2.      Penerapan Hukum Islam pada Masa Penjajahan Belanda
Cikal bakal penjajahan Belanda terhadap kawasan nusantara dimulai dengan kehadiran Organisasi Perdagangan Dagang Belanda di Hindia Timur, atau yang lebih dikenal dengan VOC. Kedatangan belanda di Indonesia memberikan suatu dampak yang kurang baik. Hukum Islam yang bermazhab Syafi’i yang berlangsung cukup lama, di hapus pada pemerintah kolonial Belanda dan menggantinya dengan hukum belanda. Hukum syari’at hanya dibatasi untuk bidang-bidang keluarga seperti nikah, tala’, ruju’, dan yang sejenisnya. [13] Namun,  penggunaan hukum Belanda itu menemukan kesulitan. Ini disebabkan karena penduduk pribumi berat menerima hukum-hukum yang asing bagi mereka. Akibatnya, VOC pun membebaskan penduduk pribumi untuk menjalankan apa yang selama ini telah mereka jalankan.

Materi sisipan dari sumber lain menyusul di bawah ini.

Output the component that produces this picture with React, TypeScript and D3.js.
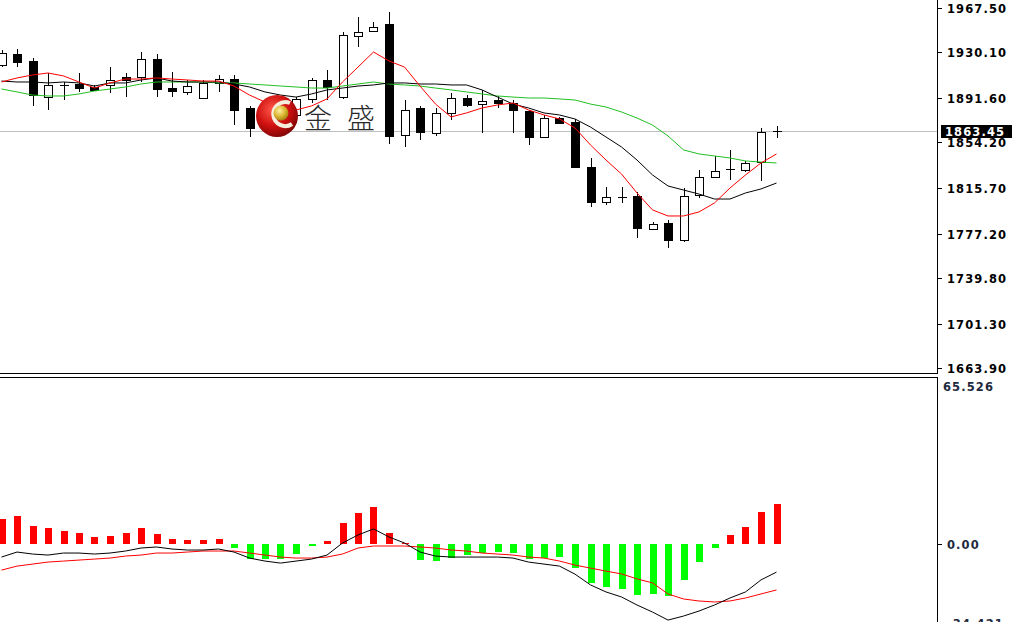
import React from "react";
import * as d3 from "d3";

const W = 1012;
const H = 622;

// ---- price data (per bar) ----
const opens = [1919.4, 1928.7, 1922.8, 1892.4, 1902.6, 1903.4, 1900.9, 1902.6, 1909.3, 1909.3, 1924.5, 1900.0, 1896.7, 1891.6, 1904.3, 1907.6, 1883.2, 1871.4, 1874.7, 1877.3, 1890.8, 1906.8, 1892.4, 1943.9, 1948.1, 1954.0, 1860.4, 1883.2, 1862.1, 1879.0, 1891.6, 1886.5, 1889.9, 1887.4, 1880.6, 1858.7, 1874.7, 1871.4, 1833.4, 1803.9, 1808.1, 1809.0, 1781.2, 1786.2, 1771.9, 1809.8, 1825.0, 1831.7, 1830.9, 1837.6, 1863.8];
const highs = [1932.1, 1932.9, 1925.3, 1912.7, 1905.1, 1912.7, 1902.6, 1917.7, 1912.7, 1930.4, 1928.7, 1913.5, 1906.8, 1906.8, 1911.0, 1911.0, 1884.9, 1877.3, 1881.5, 1892.4, 1908.5, 1915.2, 1947.3, 1959.9, 1955.7, 1964.1, 1889.9, 1884.9, 1883.2, 1895.8, 1894.1, 1898.4, 1893.3, 1889.9, 1881.5, 1877.3, 1875.6, 1873.9, 1841.0, 1816.6, 1816.6, 1812.3, 1787.0, 1788.7, 1815.7, 1830.9, 1842.7, 1847.8, 1838.5, 1866.3, 1868.0];
const lows = [1917.7, 1917.7, 1884.9, 1881.5, 1889.9, 1896.7, 1897.5, 1895.8, 1892.4, 1905.1, 1892.4, 1892.4, 1894.1, 1891.6, 1896.7, 1868.8, 1858.7, 1864.6, 1868.8, 1870.5, 1887.4, 1889.9, 1890.8, 1934.6, 1948.1, 1852.8, 1850.3, 1856.2, 1859.6, 1873.0, 1884.0, 1862.1, 1883.2, 1862.1, 1852.0, 1857.9, 1869.7, 1832.6, 1799.7, 1801.4, 1803.1, 1773.6, 1780.3, 1765.1, 1770.2, 1807.3, 1825.0, 1822.5, 1829.2, 1821.6, 1857.9];
const closes = [1929.6, 1922.0, 1894.1, 1902.6, 1901.9, 1900.0, 1898.4, 1906.8, 1906.8, 1924.5, 1899.2, 1897.5, 1901.7, 1904.3, 1907.6, 1881.5, 1866.3, 1874.7, 1879.8, 1890.8, 1906.8, 1900.9, 1944.7, 1947.3, 1951.5, 1859.6, 1881.5, 1863.0, 1879.0, 1891.6, 1885.7, 1889.1, 1887.4, 1881.5, 1858.7, 1874.7, 1870.5, 1833.4, 1803.9, 1808.1, 1807.7, 1782.0, 1785.4, 1771.9, 1809.0, 1825.0, 1830.0, 1831.2, 1836.8, 1863.0, 1863.45];

// ---- moving averages ----
const maFast = [1905.1, 1908.5, 1911.0, 1912.7, 1910.2, 1905.1, 1900.0, 1904.3, 1907.6, 1907.6, 1908.5, 1907.6, 1906.8, 1905.9, 1905.9, 1901.7, 1894.1, 1888.2, 1884.0, 1881.5, 1884.9, 1890.8, 1905.1, 1917.7, 1930.4, 1922.8, 1917.7, 1901.7, 1886.5, 1875.6, 1879.0, 1883.2, 1885.7, 1887.4, 1881.5, 1877.3, 1873.9, 1866.3, 1852.0, 1839.3, 1827.5, 1811.5, 1797.2, 1792.1, 1792.1, 1795.5, 1803.1, 1815.7, 1826.7, 1836.8, 1844.4];
const maMid = [1905.9, 1905.1, 1905.1, 1904.3, 1905.1, 1904.3, 1901.7, 1904.3, 1904.3, 1906.8, 1908.5, 1905.9, 1905.1, 1905.1, 1905.1, 1903.4, 1900.9, 1896.7, 1894.1, 1892.4, 1895.0, 1898.4, 1900.0, 1901.7, 1902.6, 1904.3, 1904.3, 1903.4, 1903.4, 1902.6, 1902.6, 1898.4, 1892.4, 1886.5, 1883.2, 1879.0, 1877.3, 1873.9, 1867.1, 1858.7, 1850.3, 1839.3, 1826.7, 1817.4, 1814.0, 1810.6, 1806.4, 1806.4, 1811.5, 1814.9, 1819.9];
const maSlow = [1899.2, 1896.7, 1894.1, 1893.3, 1893.3, 1895.0, 1897.5, 1899.2, 1900.9, 1903.4, 1905.1, 1905.1, 1905.1, 1905.1, 1904.3, 1904.3, 1903.4, 1902.6, 1901.7, 1900.9, 1900.0, 1900.0, 1901.7, 1903.4, 1905.1, 1903.4, 1902.6, 1901.7, 1900.0, 1898.4, 1896.7, 1895.0, 1893.3, 1892.4, 1891.6, 1891.6, 1890.8, 1889.9, 1886.5, 1884.0, 1879.8, 1874.7, 1868.8, 1859.6, 1847.8, 1844.4, 1842.7, 1841.0, 1838.5, 1837.6, 1836.8];

// ---- MACD panel ----
const macdHist = [9.8, 11.0, 7.0, 6.2, 5.0, 4.2, 2.6, 3.0, 4.2, 6.2, 3.8, 1.8, 1.4, 1.4, 1.8, -1.8, -6.2, -6.2, -6.2, -4.2, -1.0, 1.0, 8.2, 12.1, 14.5, 4.2, 0.2, -6.6, -7.0, -5.8, -4.6, -3.8, -3.4, -3.8, -6.2, -5.8, -5.4, -9.8, -15.7, -17.3, -18.1, -20.5, -20.1, -20.9, -14.5, -7.4, -1.8, 3.4, 6.6, 12.5, 15.7];
const macdLine = [-5.4, -3.4, -4.2, -4.6, -3.8, -3.8, -4.2, -3.8, -3.0, -1.8, -1.4, -2.2, -2.6, -2.6, -2.2, -3.4, -5.8, -7.0, -7.8, -7.0, -6.2, -4.6, 0.2, 3.4, 5.8, 2.6, 0.2, -3.4, -5.0, -5.4, -5.4, -5.4, -5.4, -5.8, -7.4, -8.2, -9.0, -12.2, -16.5, -19.3, -21.3, -24.5, -27.3, -30.5, -28.9, -26.9, -24.5, -21.7, -19.3, -14.5, -11.4];
const signalLine = [-10.6, -9.0, -8.2, -7.4, -7.0, -6.6, -6.2, -5.8, -5.0, -4.6, -3.8, -3.8, -3.4, -3.0, -3.0, -3.0, -3.8, -4.6, -5.4, -5.8, -5.8, -5.4, -4.2, -1.8, -1.0, -1.0, -1.0, -1.4, -1.8, -2.6, -3.0, -3.8, -4.2, -4.6, -5.4, -5.8, -7.0, -8.6, -9.8, -11.0, -12.1, -14.1, -15.7, -20.1, -22.1, -22.9, -23.3, -22.9, -21.7, -20.1, -18.5];

const priceTicks = [1967.5, 1930.1, 1891.6, 1854.2, 1815.7, 1777.2, 1739.8, 1701.3, 1663.9];
const currentPrice = 1863.45;
const macdMax = 65.526;
const macdMin = -34.421;
const logoText = ["金", "盛"];

const AXIS_X = 937.5;
const LABEL_FONT = "'DejaVu Sans', Verdana, sans-serif";

export default function App() {
  const n = closes.length;
  const x = d3.scaleLinear().domain([0, n - 1]).range([1.5, 776.5]);
  const y = d3.scaleLinear().domain([1663.9, 1967.5]).range([368, 8]);
  const ym = d3.scaleLinear().domain([0, macdMax]).range([543.5, 379]);

  const px = (i: number) => Math.round(x(i)) + 0.5;

  const lineP = (arr: number[]) =>
    d3.line<number>().x((_, i) => x(i)).y((d) => y(d))(arr) || "";
  const lineM = (arr: number[]) =>
    d3.line<number>().x((_, i) => x(i)).y((d) => ym(d))(arr) || "";

  const zeroY = ym(0);

  return (
    <svg width={W} height={H} style={{ position: "absolute", left: 0, top: 0, background: "#fff" }}>
      <defs>
        <radialGradient id="ball" cx="40%" cy="35%" r="70%">
          <stop offset="0%" stopColor="#ff5a4a" />
          <stop offset="55%" stopColor="#d01010" />
          <stop offset="100%" stopColor="#7a0606" />
        </radialGradient>
        <radialGradient id="gold" cx="40%" cy="35%" r="70%">
          <stop offset="0%" stopColor="#fff2a0" />
          <stop offset="60%" stopColor="#d6b02a" />
          <stop offset="100%" stopColor="#9a7a10" />
        </radialGradient>
        <clipPath id="mainClip">
          <rect x={0} y={0} width={AXIS_X} height={373} />
        </clipPath>
        <clipPath id="subClip">
          <rect x={0} y={378} width={AXIS_X} height={H - 378} />
        </clipPath>
      </defs>
      <rect x={0} y={0} width={W} height={H} fill="#fff" />

      {/* ---------- main panel ---------- */}
      <g clipPath="url(#mainClip)">
        <line x1={0} x2={AXIS_X} y1={Math.round(y(currentPrice)) + 0.5} y2={Math.round(y(currentPrice)) + 0.5} stroke="#c0c0c0" strokeWidth={1} />

        {closes.map((c, i) => {
          const o = opens[i];
          const cx = px(i);
          const top = Math.round(y(Math.max(o, c)));
          const bot = Math.round(y(Math.min(o, c)));
          const bull = c >= o;
          const hh = bot - top;
          return (
            <g key={i} shapeRendering="crispEdges">
              <line x1={cx} x2={cx} y1={Math.round(y(highs[i]))} y2={Math.round(y(lows[i]))} stroke="#000" strokeWidth={1} />
              {hh < 1.5 ? (
                <line x1={cx - 4.5} x2={cx + 4.5} y1={top + 0.5} y2={top + 0.5} stroke="#000" strokeWidth={1.5} />
              ) : (
                <rect x={cx - 4} y={top + 0.5} width={8} height={hh} fill={bull ? "#fff" : "#000"} stroke="#000" strokeWidth={1} />
              )}
            </g>
          );
        })}

        <path d={lineP(maSlow)} fill="none" stroke="#22c022" strokeWidth={1} />
        <path d={lineP(maMid)} fill="none" stroke="#000" strokeWidth={1} />
        <path d={lineP(maFast)} fill="none" stroke="#ff0000" strokeWidth={1} />

        {/* watermark logo */}
        <g>
          <circle cx={277} cy={116} r={21} fill="url(#ball)" />
          <path d="M 290 103 A 12 12 0 1 0 292 124" fill="none" stroke="#f6eedc" strokeWidth={4} />
          <circle cx={281} cy={113} r={7.5} fill="url(#gold)" />
          <text x={318} y={129} fontSize={28} fontFamily="'Noto Sans CJK SC', sans-serif" fontWeight={300} fill="#2a2a2a" textAnchor="middle">{logoText[0]}</text>
          <text x={361} y={129} fontSize={28} fontFamily="'Noto Sans CJK SC', sans-serif" fontWeight={300} fill="#2a2a2a" textAnchor="middle">{logoText[1]}</text>
        </g>
      </g>

      {/* ---------- MACD panel ---------- */}
      <g clipPath="url(#subClip)">
        {macdHist.map((v, i) => {
          const cx = Math.round(x(i));
          const y0 = Math.round(zeroY);
          const y1 = Math.round(ym(v));
          const t = Math.min(y0, y1);
          const h = Math.max(Math.abs(y1 - y0), v === 0 ? 0 : 1);
          return (
            <rect key={i} x={cx - 3} y={t} width={7} height={h} fill={v >= 0 ? "#ff0000" : "#00ff00"} shapeRendering="crispEdges" />
          );
        })}
        <path d={lineM(signalLine)} fill="none" stroke="#ff0000" strokeWidth={1} />
        <path d={lineM(macdLine)} fill="none" stroke="#000" strokeWidth={1} />
      </g>

      {/* ---------- frames ---------- */}
      <g shapeRendering="crispEdges" stroke="#000" strokeWidth={1}>
        <line x1={AXIS_X} x2={AXIS_X} y1={0} y2={374} />
        <line x1={0} x2={AXIS_X} y1={373.5} y2={373.5} />
        <line x1={0} x2={AXIS_X} y1={377.5} y2={377.5} />
        <line x1={AXIS_X} x2={AXIS_X} y1={377} y2={H} />
      </g>

      {/* price axis */}
      {priceTicks.map((p) => {
        const ty = Math.round(y(p)) + 0.5;
        return (
          <g key={p}>
            <line x1={AXIS_X} x2={AXIS_X + 4} y1={ty} y2={ty} stroke="#000" shapeRendering="crispEdges" />
            <text x={947} y={ty + 4.5} fontSize={11.5} fontWeight="bold" letterSpacing={1.1} fontFamily={LABEL_FONT} fill="#000">
              {p.toFixed(2)}
            </text>
          </g>
        );
      })}
      <g>
        <rect x={941} y={Math.round(y(currentPrice)) - 6} width={71} height={13} fill="#000" />
        <text x={945} y={Math.round(y(currentPrice)) + 4.5} fontSize={11.5} fontWeight="bold" letterSpacing={1.1} fontFamily={LABEL_FONT} fill="#fff">
          {currentPrice.toFixed(2)}
        </text>
      </g>

      {/* MACD axis */}
      <text x={943} y={391} fontSize={11.5} fontWeight="bold" letterSpacing={1.1} fontFamily={LABEL_FONT} fill="#1e2a40">
        {macdMax.toFixed(3)}
      </text>
      <line x1={AXIS_X} x2={AXIS_X + 4} y1={Math.round(zeroY) + 0.5} y2={Math.round(zeroY) + 0.5} stroke="#000" shapeRendering="crispEdges" />
      <text x={947} y={Math.round(zeroY) + 5} fontSize={11.5} fontWeight="bold" letterSpacing={1.1} fontFamily={LABEL_FONT} fill="#1e2a40">
        {(0).toFixed(2)}
      </text>
      <line x1={AXIS_X} x2={AXIS_X + 4} y1={Math.round(ym(macdMin)) + 0.5} y2={Math.round(ym(macdMin)) + 0.5} stroke="#000" shapeRendering="crispEdges" />
      <text x={947} y={628} fontSize={11.5} fontWeight="bold" letterSpacing={1.1} fontFamily={LABEL_FONT} fill="#1e2a40">
        {macdMin.toFixed(3)}
      </text>
    </svg>
  );
}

Pada tanggal 25 Mei 1760, Belanda menerbitkan pera­turan Resolutie der Indische Regeering yang kemudian dikenal dengan Compendium Freijer. Melalui peraturan ini, dalam peraturan tersebut Belanda hanya menga­kui berla­kunya hukum Islam dalam bidang keke­luargaan (perka­winan dan kewarisan) saja dan meng­gantikan kewenangan lembaga-lembaga peradilan Islam yang dibentuk oleh para raja atau sultan dengan pera­dilan buatan Belanda dengan hakim-hakim Belanda dibantu oleh para penghulu qadhi Islam.[14]
Untuk membatasi ruang gerak ulama dalam mengembangkan hukum Islam, dikeluarkan Keputusan Raja tanggal 4 Februari 1859 No, 78 yang menugaskan kepada Gubernur Jendral untuk mencampuri masalah agama. Bahkan, harus mengawasi gerak-gerik para ulama bila dipandang perlu demi kepentingan ketertiban keamanan.[15] Untuk melaksanakan tugas itu pemerintah Belanda membentuk suatu komisi di bawah ketua Mr. Scholten van Dad Haarlem.

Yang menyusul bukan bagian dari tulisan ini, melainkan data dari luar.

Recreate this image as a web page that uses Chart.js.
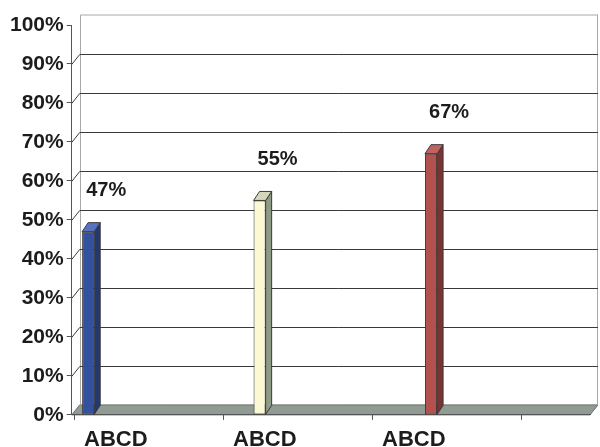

Pada tahun 1882 terbentuklah peradilan Agama yang menjadi sebuah institusi yang mengurusi masalah di bidang perkawinan, kewarisan, hibah, sedekah dan wakaf. Sebelum menjadi sebuah institusi, peradilan agama masih berbentuk perorangan yang hakimnya dipegang oleh para penghulu atau ahli agama. Dengan di bentuk peradilan Agama menjadi sebuah institusi, jelaslah bahwa pemerintah Belanda mengakui bahwa hukum Islam (godsdiengtige Wetten) berlaku bagi orang Indonesia yang beragama Islam.[16]
3.      Hukum Islam pada Masa Pendudukan Jepang
Setelah Belanda menyatakan menyerah tanpa syarat kepada panglima militer Jepang untuk kawasan Selatan pada tanggal 8 Maret 1942, segera Pemerintah Jepang mengeluarkan berbagai peraturan. Salah satu diantaranya adalah Undang-Undang Nomor 1 Tahun 1942, yang menegaskan bahwa Pemerintah Jepag meneruskan segala kekuasaan yang sebelumnya dipegang oleh Gubernur Jendral Hindia Belanda. Ketetapan baru ini tentu saja berimplikasi pada tetapnya posisi keberlakuan hukum Islam sebagaimana kondisi terakhirnya di masa pendudukan  Belanda.
Meskipun demikian, Pemerintah Pendudukan Jepang tetap melakukan berbagai kebijakan untuk menarik simpati umat Islam di Indonesia. Diantaranya adalah:
a.       Janji Panglima Militer Jepang untuk melindungi dan memajukan Islam sebagai agama mayoritas penduduk pulau Jawa.
b.      Mendirikan Shumubu (Kantor Urusan Agama Islam) yang dipimpin oleh bangsa Indonesia sendiri.
c.       Mengizinkan berdirinya ormas Islam, seperti Muhammadiyah dan NU.
d.      Menyetujui berdirinya Majelis Syura Muslimin Indonesia (Masyumi) pada bulan oktober 1943.
e.       Menyetujui berdirinya Hizbullah sebagai pasukan cadangan yang mendampingi berdirinya PETA.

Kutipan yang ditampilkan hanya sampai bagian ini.